--- Start of RAW DATA ---
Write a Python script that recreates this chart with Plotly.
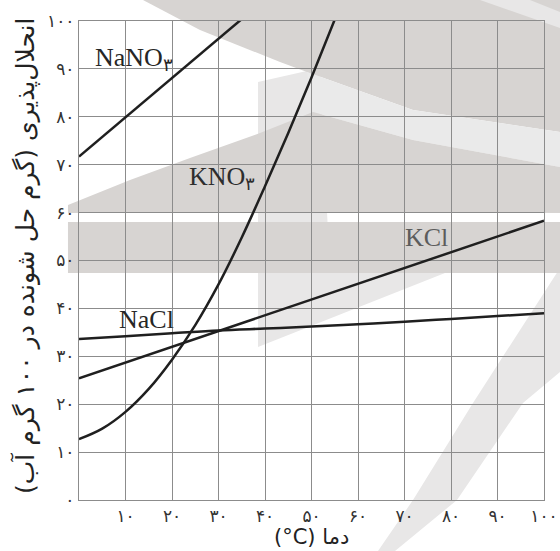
import plotly.graph_objects as go

# ---- data ----
temp_nano3 = [0, 10, 20, 30, 40]
sol_nano3 = [71.7, 79.9, 88.1, 96.3, 104.5]

temp_kno3 = [0, 5, 10, 15, 20, 25, 30, 35, 40, 45, 50, 55, 60]
sol_kno3 = [12.7, 14.9, 18.4, 23.2, 29.3, 36.5, 45.0, 54.8, 65.5, 76.6, 88.2, 100.3, 112.7]

temp_kcl = [0, 10, 20, 30, 40, 50, 60, 70, 80, 90, 100]
sol_kcl = [25.4, 28.7, 32.0, 35.3, 38.6, 41.8, 45.1, 48.4, 51.7, 55.0, 58.3]

temp_nacl = [0, 10, 20, 30, 40, 50, 60, 70, 80, 90, 100]
sol_nacl = [33.6, 34.2, 34.8, 35.4, 35.8, 36.2, 36.7, 37.2, 37.8, 38.4, 39.0]

x_ticks = [10, 20, 30, 40, 50, 60, 70, 80, 90, 100]
x_ticktext = ["۱۰", "۲۰", "۳۰", "۴۰", "۵۰", "۶۰", "۷۰", "۸۰", "۹۰", "۱۰۰"]
y_ticks = [0, 10, 20, 30, 40, 50, 60, 70, 80, 90, 100]
y_ticktext = ["۰", "۱۰", "۲۰", "۳۰", "۴۰", "۵۰", "۶۰", "۷۰", "۸۰", "۹۰", "۱۰۰"]

labels = ["NaNO<sub>۳</sub>", "KNO<sub>۳</sub>", "KCl", "NaCl"]
label_x = [3.0, 23.2, 74.8, 8.2]
label_y = [92.0, 67.2, 54.9, 37.6]
label_anchor = ["left", "left", "center", "left"]
label_color = ["#262626", "#2e2e2e", "#5c5c5c", "#262626"]

x_title = "(°C) دما"
y_title = "\u200fانحلال‌پذیری (گرم حل شونده در ۱۰۰ گرم آب)\u200f"

W, H = 560, 551
L, R, T, B = 79, 16, 21, 51

fig = go.Figure()

line_style = dict(color="#1f1f1f", width=2.5)
fig.add_trace(go.Scatter(x=temp_nano3, y=sol_nano3, mode="lines", line=line_style, hoverinfo="skip"))
fig.add_trace(go.Scatter(x=temp_kno3, y=sol_kno3, mode="lines", line=dict(line_style, shape="spline"), hoverinfo="skip"))
fig.add_trace(go.Scatter(x=temp_kcl, y=sol_kcl, mode="lines", line=line_style, hoverinfo="skip"))
fig.add_trace(go.Scatter(x=temp_nacl, y=sol_nacl, mode="lines", line=dict(line_style, shape="spline"), hoverinfo="skip"))

# ---- background watermark (decorative, pixel outline converted to paper) ----
pw, ph = W - L - R, H - T - B


def px_path(pts):
    s = []
    for i, (px, py) in enumerate(pts):
        xp = (px - L) / pw
        yp = (H - B - py) / ph
        s.append(("M" if i == 0 else "L") + f"{xp:.4f},{yp:.4f}")
    return " ".join(s) + " Z"


light = "#e8e7e7"
dark = "#d7d4d2"
wm = [
    ([(258, 82), (320, 68), (330, 273), (258, 273)], light),
    ([(258, 273), (445, 273), (258, 347)], light),
    ([(378, 551), (413, 500), (473, 403), (560, 268), (560, 372), (523, 403), (457, 500), (395, 551)], light),
    ([(143, 0), (560, 0), (560, 132), (413, 110), (307, 72), (280, 62), (200, 30)], dark),
    ([(480, 0), (530, 0), (560, 12), (560, 28)], light),
    ([(307, 72), (413, 110), (560, 132), (560, 167), (413, 140), (313, 112)], "#eaeaea"),
    ([(68, 205), (130, 180), (190, 158), (260, 133), (313, 112), (413, 140), (560, 167), (560, 213), (68, 213)], dark),
    ([(68, 222), (560, 222), (560, 273), (68, 273)], dark),
]
shapes = []
for pts, col in wm:
    shapes.append(dict(type="path", xref="paper", yref="paper", path=px_path(pts),
                       fillcolor=col, line=dict(width=0), layer="below"))

annotations = []
for t, xv, yv, anc, col in zip(labels, label_x, label_y, label_anchor, label_color):
    annotations.append(dict(x=xv, y=yv, xref="x", yref="y", text=t, showarrow=False,
                            xanchor=anc, yanchor="middle",
                            font=dict(family="Liberation Serif", size=26, color=col)))

annotations.append(dict(x=0.5, y=(H - B - 537) / ph, xref="paper", yref="paper", text=x_title, showarrow=False,
                        xanchor="center", yanchor="middle",
                        font=dict(family="DejaVu Sans", size=21, color="#222222")))
annotations.append(dict(x=(25 - L) / pw, y=(H - B - 256) / ph, xref="paper", yref="paper", text=y_title,
                        showarrow=False, textangle=-90, xanchor="center", yanchor="middle",
                        font=dict(family="DejaVu Sans", size=25, color="#222222")))

grid_col = "#8c8c8c"
fig.update_layout(
    width=W, height=H,
    margin=dict(l=L, r=R, t=T, b=B),
    paper_bgcolor="white",
    plot_bgcolor="rgba(0,0,0,0)",
    showlegend=False,
    shapes=shapes,
    annotations=annotations,
    xaxis=dict(range=[0, 100], tickvals=x_ticks, ticktext=x_ticktext, showgrid=True,
               gridcolor=grid_col, gridwidth=1.2, zeroline=False, showline=True, linecolor=grid_col,
               linewidth=1.2, mirror=True, ticks="", fixedrange=True, automargin=False,
               tickfont=dict(family="DejaVu Sans", size=17, color="#333333")),
    yaxis=dict(range=[0, 100], tickvals=y_ticks, ticktext=y_ticktext, showgrid=True,
               gridcolor=grid_col, gridwidth=1.2, zeroline=False, showline=True, linecolor=grid_col,
               linewidth=1.2, mirror=True, ticks="", fixedrange=True, automargin=False,
               tickfont=dict(family="DejaVu Sans", size=17, color="#333333")),
)

fig.write_html("out.html", config={"displayModeBar": False},
               post_script="document.body.style.margin='0';document.body.style.overflow='hidden';")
--- End of RAW DATA ---
§ WHAT IS BEING ASKED:
Write the listing above out again exactly, dropping each image.

§ CORRECT OUTPUT:
Write a Python script that recreates this chart with Plotly.
import plotly.graph_objects as go

# ---- data ----
temp_nano3 = [0, 10, 20, 30, 40]
sol_nano3 = [71.7, 79.9, 88.1, 96.3, 104.5]

temp_kno3 = [0, 5, 10, 15, 20, 25, 30, 35, 40, 45, 50, 55, 60]
sol_kno3 = [12.7, 14.9, 18.4, 23.2, 29.3, 36.5, 45.0, 54.8, 65.5, 76.6, 88.2, 100.3, 112.7]

temp_kcl = [0, 10, 20, 30, 40, 50, 60, 70, 80, 90, 100]
sol_kcl = [25.4, 28.7, 32.0, 35.3, 38.6, 41.8, 45.1, 48.4, 51.7, 55.0, 58.3]

temp_nacl = [0, 10, 20, 30, 40, 50, 60, 70, 80, 90, 100]
sol_nacl = [33.6, 34.2, 34.8, 35.4, 35.8, 36.2, 36.7, 37.2, 37.8, 38.4, 39.0]

x_ticks = [10, 20, 30, 40, 50, 60, 70, 80, 90, 100]
x_ticktext = ["۱۰", "۲۰", "۳۰", "۴۰", "۵۰", "۶۰", "۷۰", "۸۰", "۹۰", "۱۰۰"]
y_ticks = [0, 10, 20, 30, 40, 50, 60, 70, 80, 90, 100]
y_ticktext = ["۰", "۱۰", "۲۰", "۳۰", "۴۰", "۵۰", "۶۰", "۷۰", "۸۰", "۹۰", "۱۰۰"]

labels = ["NaNO<sub>۳</sub>", "KNO<sub>۳</sub>", "KCl", "NaCl"]
label_x = [3.0, 23.2, 74.8, 8.2]
label_y = [92.0, 67.2, 54.9, 37.6]
label_anchor = ["left", "left", "center", "left"]
label_color = ["#262626", "#2e2e2e", "#5c5c5c", "#262626"]

x_title = "(°C) دما"
y_title = "\u200fانحلال‌پذیری (گرم حل شونده در ۱۰۰ گرم آب)\u200f"

W, H = 560, 551
L, R, T, B = 79, 16, 21, 51

fig = go.Figure()

line_style = dict(color="#1f1f1f", width=2.5)
fig.add_trace(go.Scatter(x=temp_nano3, y=sol_nano3, mode="lines", line=line_style, hoverinfo="skip"))
fig.add_trace(go.Scatter(x=temp_kno3, y=sol_kno3, mode="lines", line=dict(line_style, shape="spline"), hoverinfo="skip"))
fig.add_trace(go.Scatter(x=temp_kcl, y=sol_kcl, mode="lines", line=line_style, hoverinfo="skip"))
fig.add_trace(go.Scatter(x=temp_nacl, y=sol_nacl, mode="lines", line=dict(line_style, shape="spline"), hoverinfo="skip"))

# ---- background watermark (decorative, pixel outline converted to paper) ----
pw, ph = W - L - R, H - T - B


def px_path(pts):
    s = []
    for i, (px, py) in enumerate(pts):
        xp = (px - L) / pw
        yp = (H - B - py) / ph
        s.append(("M" if i == 0 else "L") + f"{xp:.4f},{yp:.4f}")
    return " ".join(s) + " Z"


light = "#e8e7e7"
dark = "#d7d4d2"
wm = [
    ([(258, 82), (320, 68), (330, 273), (258, 273)], light),
    ([(258, 273), (445, 273), (258, 347)], light),
    ([(378, 551), (413, 500), (473, 403), (560, 268), (560, 372), (523, 403), (457, 500), (395, 551)], light),
    ([(143, 0), (560, 0), (560, 132), (413, 110), (307, 72), (280, 62), (200, 30)], dark),
    ([(480, 0), (530, 0), (560, 12), (560, 28)], light),
    ([(307, 72), (413, 110), (560, 132), (560, 167), (413, 140), (313, 112)], "#eaeaea"),
    ([(68, 205), (130, 180), (190, 158), (260, 133), (313, 112), (413, 140), (560, 167), (560, 213), (68, 213)], dark),
    ([(68, 222), (560, 222), (560, 273), (68, 273)], dark),
]
shapes = []
for pts, col in wm:
    shapes.append(dict(type="path", xref="paper", yref="paper", path=px_path(pts),
                       fillcolor=col, line=dict(width=0), layer="below"))

annotations = []
for t, xv, yv, anc, col in zip(labels, label_x, label_y, label_anchor, label_color):
    annotations.append(dict(x=xv, y=yv, xref="x", yref="y", text=t, showarrow=False,
                            xanchor=anc, yanchor="middle",
                            font=dict(family="Liberation Serif", size=26, color=col)))

annotations.append(dict(x=0.5, y=(H - B - 537) / ph, xref="paper", yref="paper", text=x_title, showarrow=False,
                        xanchor="center", yanchor="middle",
                        font=dict(family="DejaVu Sans", size=21, color="#222222")))
annotations.append(dict(x=(25 - L) / pw, y=(H - B - 256) / ph, xref="paper", yref="paper", text=y_title,
                        showarrow=False, textangle=-90, xanchor="center", yanchor="middle",
                        font=dict(family="DejaVu Sans", size=25, color="#222222")))

grid_col = "#8c8c8c"
fig.update_layout(
    width=W, height=H,
    margin=dict(l=L, r=R, t=T, b=B),
    paper_bgcolor="white",
    plot_bgcolor="rgba(0,0,0,0)",
    showlegend=False,
    shapes=shapes,
    annotations=annotations,
    xaxis=dict(range=[0, 100], tickvals=x_ticks, ticktext=x_ticktext, showgrid=True,
               gridcolor=grid_col, gridwidth=1.2, zeroline=False, showline=True, linecolor=grid_col,
               linewidth=1.2, mirror=True, ticks="", fixedrange=True, automargin=False,
               tickfont=dict(family="DejaVu Sans", size=17, color="#333333")),
    yaxis=dict(range=[0, 100], tickvals=y_ticks, ticktext=y_ticktext, showgrid=True,
               gridcolor=grid_col, gridwidth=1.2, zeroline=False, showline=True, linecolor=grid_col,
               linewidth=1.2, mirror=True, ticks="", fixedrange=True, automargin=False,
               tickfont=dict(family="DejaVu Sans", size=17, color="#333333")),
)

fig.write_html("out.html", config={"displayModeBar": False},
               post_script="document.body.style.margin='0';document.body.style.overflow='hidden';")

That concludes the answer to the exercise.